Process and composition dependence of optical properties of zirconium, hafnium and tantalum borides for solar receiver applications

• ZrB2, HfB2, TaB2 have been produced with different techniques and compositions.
• We studied morphology and optical properties.
• Impact of process- and composition-related parameters is assessed.
• A guideline for producing future solar absorbers is established.

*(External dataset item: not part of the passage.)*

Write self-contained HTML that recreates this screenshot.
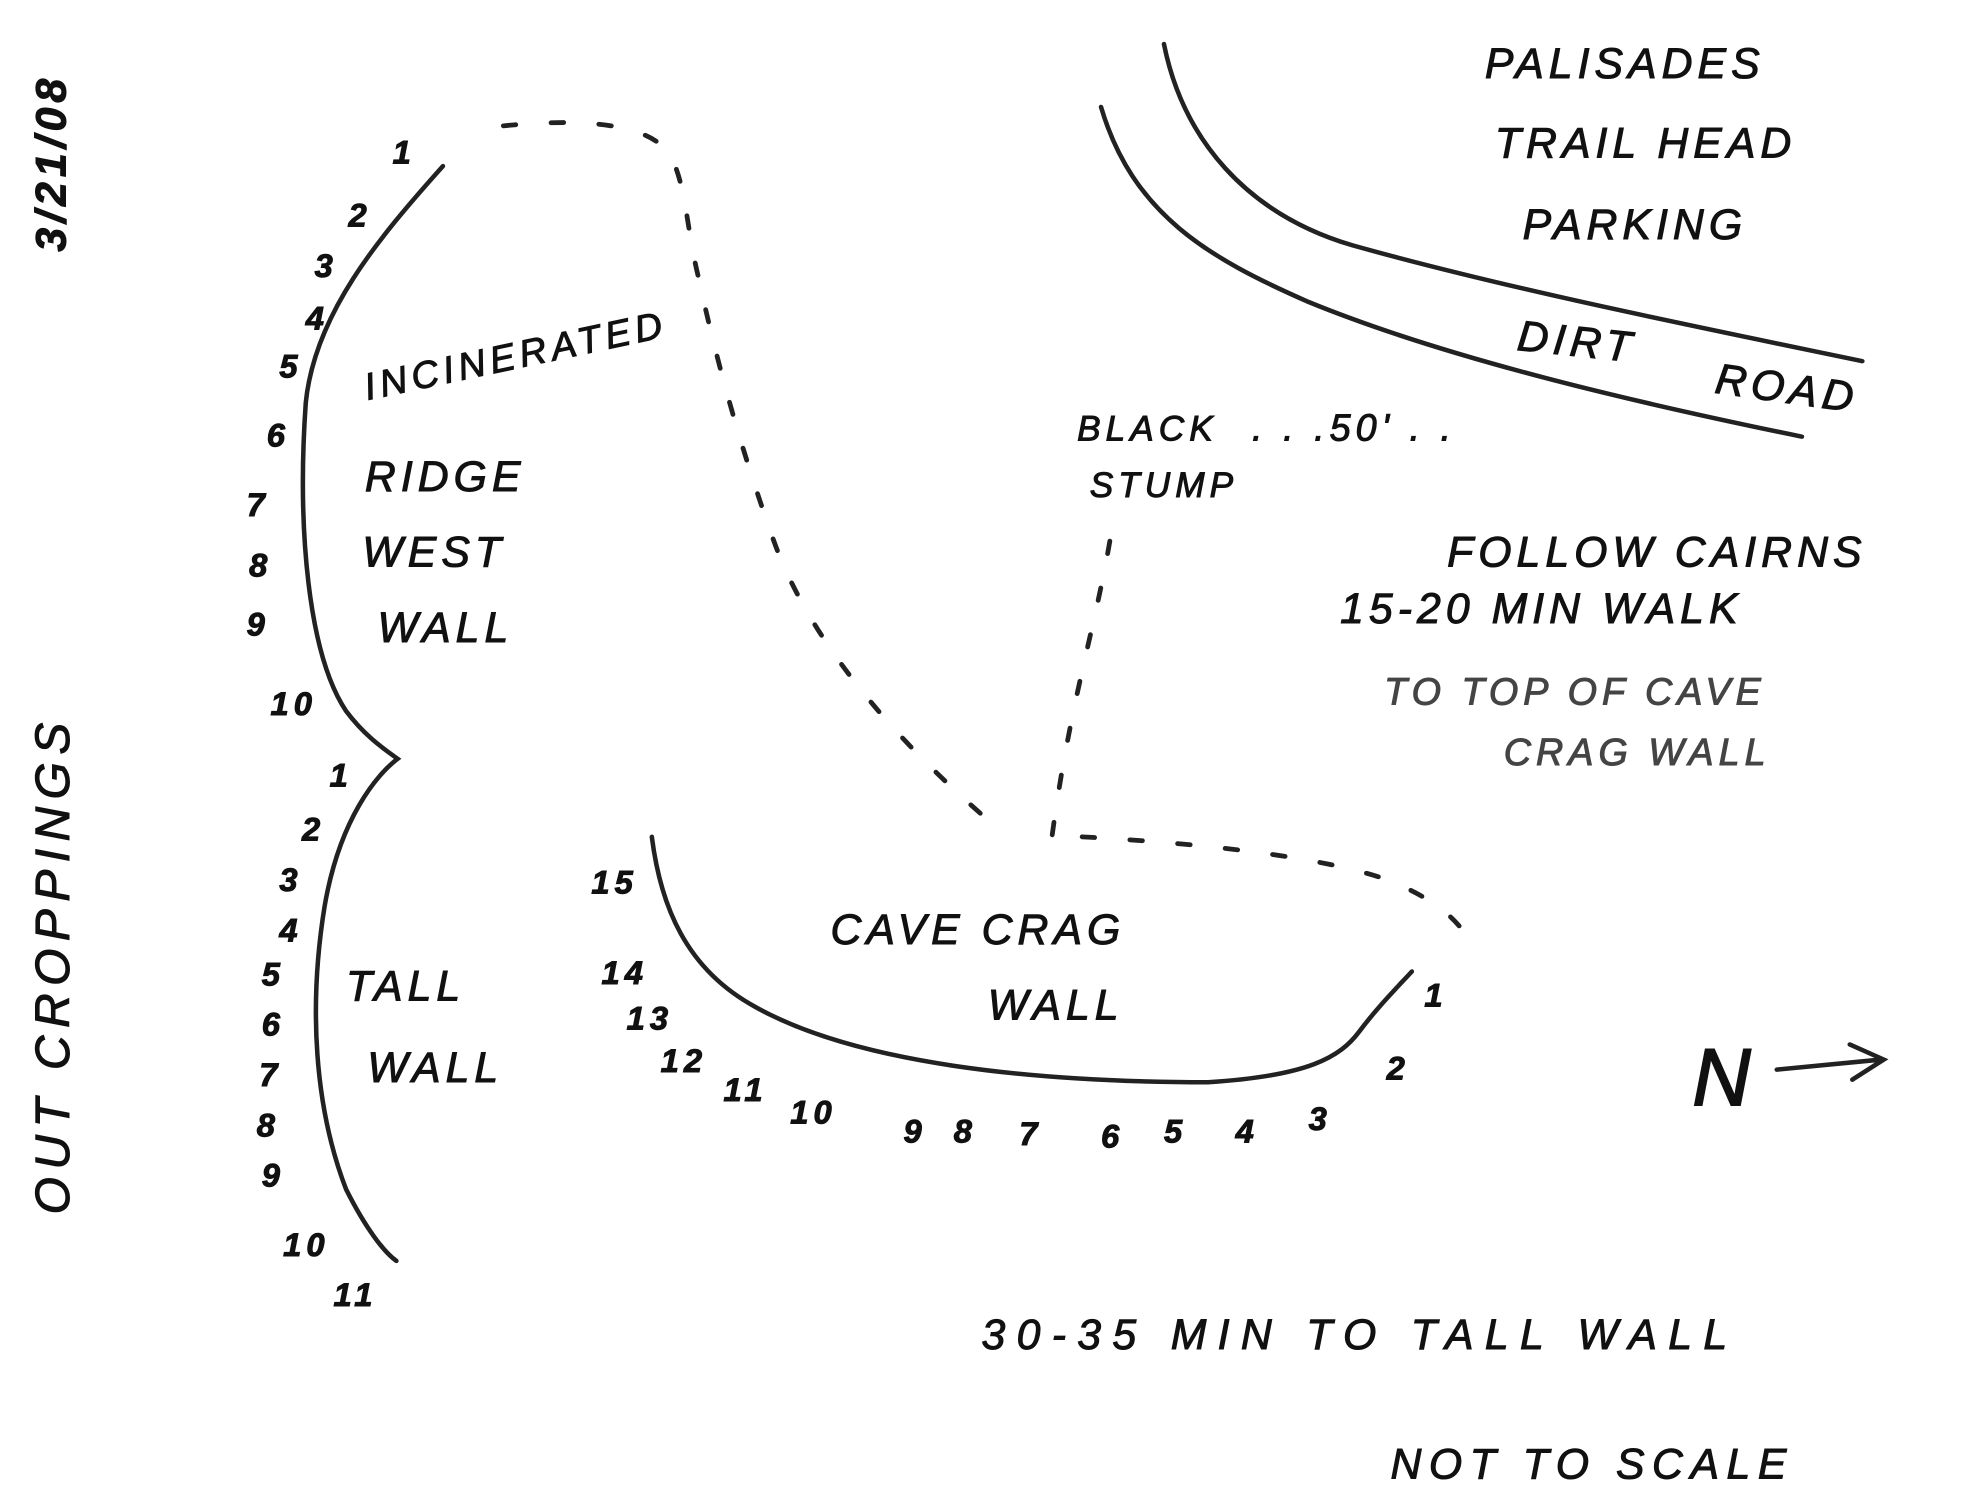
<!DOCTYPE html>
<html><head><meta charset="utf-8"><style>
html,body{margin:0;padding:0;background:#fff;width:1963px;height:1500px;overflow:hidden}
svg{display:block}
text{font-family:"Liberation Sans",sans-serif;font-style:italic;fill:#111;stroke:#111;stroke-width:0.8;letter-spacing:4px}
.l{fill:none;stroke:#222;stroke-width:3.6;stroke-linecap:round}
.d{fill:none;stroke:#222;stroke-width:3.8;stroke-linecap:round;stroke-dasharray:10 28}
.n{font-size:26px;font-weight:bold}
.t{font-size:34px}
</style></head><body>
<svg width="1963" height="1500" viewBox="0 0 1560 1192" preserveAspectRatio="none" xmlns="http://www.w3.org/2000/svg">
<text class="t" transform="translate(52,200) rotate(-90)" font-weight="bold">3/21/08</text>
<text class="t" transform="translate(55,965) rotate(-90)" style="font-size:38px;letter-spacing:6px">OUT CROPPINGS</text>

<path class="l" d="M352,132 C300,190 250,250 243,320 C236,420 245,520 275,565 C290,585 305,595 316,603 C300,615 270,650 258,720 C245,800 250,880 275,945 C290,975 305,995 315,1002"/>
<g class="n">
<text x="312" y="130">1</text><text x="277" y="180">2</text><text x="250" y="220">3</text><text x="243" y="262">4</text><text x="222" y="300">5</text><text x="212" y="355">6</text><text x="196" y="410">7</text><text x="198" y="458">8</text><text x="196" y="505">9</text><text x="215" y="568">10</text>
<text x="262" y="625">1</text><text x="240" y="668">2</text><text x="222" y="708">3</text><text x="222" y="748">4</text><text x="208" y="783">5</text><text x="208" y="823">6</text><text x="206" y="863">7</text><text x="204" y="903">8</text><text x="208" y="943">9</text><text x="225" y="998">10</text><text x="265" y="1038">11</text>
</g>
<text class="t" transform="translate(292,318) rotate(-12)" style="font-size:30px">INCINERATED</text>
<text class="t" x="290" y="390">RIDGE</text>
<text class="t" x="288" y="450">WEST</text>
<text class="t" x="300" y="510">WALL</text>

<path class="d" d="M400,100 C450,95 510,95 530,120 C545,140 545,180 555,220 C570,290 590,360 615,430 C640,500 700,580 795,660"/>
<path class="d" d="M882,430 C870,500 850,560 836,665"/>
<path class="d" d="M860,665 C950,670 1050,680 1105,700 C1140,715 1160,730 1172,755"/>

<path class="l" d="M518,665 C525,720 545,770 600,800 C680,845 820,860 960,860 C1040,855 1065,840 1080,820 C1095,800 1110,785 1122,772"/>
<text class="t" x="275" y="795">TALL</text>
<text class="t" x="292" y="860">WALL</text>
<text class="t" x="660" y="750">CAVE CRAG</text>
<text class="t" x="785" y="810">WALL</text>
<g class="n">
<text x="470" y="710">15</text><text x="478" y="782">14</text><text x="498" y="818">13</text><text x="525" y="852">12</text><text x="575" y="875">11</text><text x="628" y="893">10</text><text x="718" y="908">9</text><text x="758" y="908">8</text><text x="810" y="910">7</text><text x="875" y="912">6</text><text x="925" y="908">5</text><text x="982" y="908">4</text><text x="1040" y="898">3</text><text x="1102" y="858">2</text><text x="1132" y="800">1</text>
</g>

<path class="l" d="M925,35 C940,110 990,170 1075,195 C1200,230 1350,260 1480,287"/>
<path class="l" d="M875,85 C900,170 960,205 1040,240 C1150,285 1300,320 1432,347"/>
<text class="t" x="1180" y="62">PALISADES</text>
<text class="t" x="1188" y="125">TRAIL HEAD</text>
<text class="t" x="1210" y="190">PARKING</text>
<text class="t" transform="translate(1205,278) rotate(6)">DIRT</text>
<text class="t" transform="translate(1362,312) rotate(8)">ROAD</text>
<text class="t" x="856" y="350" style="font-size:28px">BLACK</text>
<text class="t" x="866" y="395" style="font-size:28px">STUMP</text>
<text class="t" x="995" y="350" style="font-size:30px">. . .50' . .</text>
<text class="t" x="1150" y="450">FOLLOW CAIRNS</text>
<text class="t" x="1065" y="495">15-20 MIN WALK</text>
<text class="t" x="1100" y="560" style="fill:#444;stroke:#444;font-size:30px">TO TOP OF CAVE</text>
<text class="t" x="1195" y="608" style="fill:#444;stroke:#444;font-size:30px">CRAG WALL</text>
<text x="1345" y="878" style="font-size:64px;stroke-width:1.5">N</text>
<path class="l" d="M1412,850 L1495,842 M1470,830 L1497,842 L1472,858"/>
<text class="t" x="780" y="1072" style="letter-spacing:9px">30-35 MIN  TO  TALL WALL</text>
<text class="t" x="1105" y="1175" style="letter-spacing:6px">NOT TO SCALE</text>
</svg>
</body></html>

Ultra-high temperature boride ceramics have proved to show promising properties for novel solar receivers. The present work shows a further step towards their actual application, investigating how sintering technique and starting powders composition affect the properties of final materials. Thus we report on the comparative characterization of ZrB2, HfB2 and TaB2 produced by high pressure and pressureless techniques and with different amounts of MoSi2 sintering aid. We investigate microstructural, mechanical and optical properties, in the perspective to assess the material potential for novel solar absorbers operating at higher temperatures than those currently available. Moreover, a systematic study has been carried out on ZrB2, producing with fixed high pressure sintering technique, a series of samples with MoSi2 compositions in the range 5–50 vol%. We show that the content of silicide and silicide-related secondary phases in the final pellets affects either the mechanical performance and the optical behavior. Thus, as far as the optical properties are concerned, the MoSi2 amount should be the lowest as possible to ensure a proper material consolidation whilst enhancing the absorbance/spectral selectivity.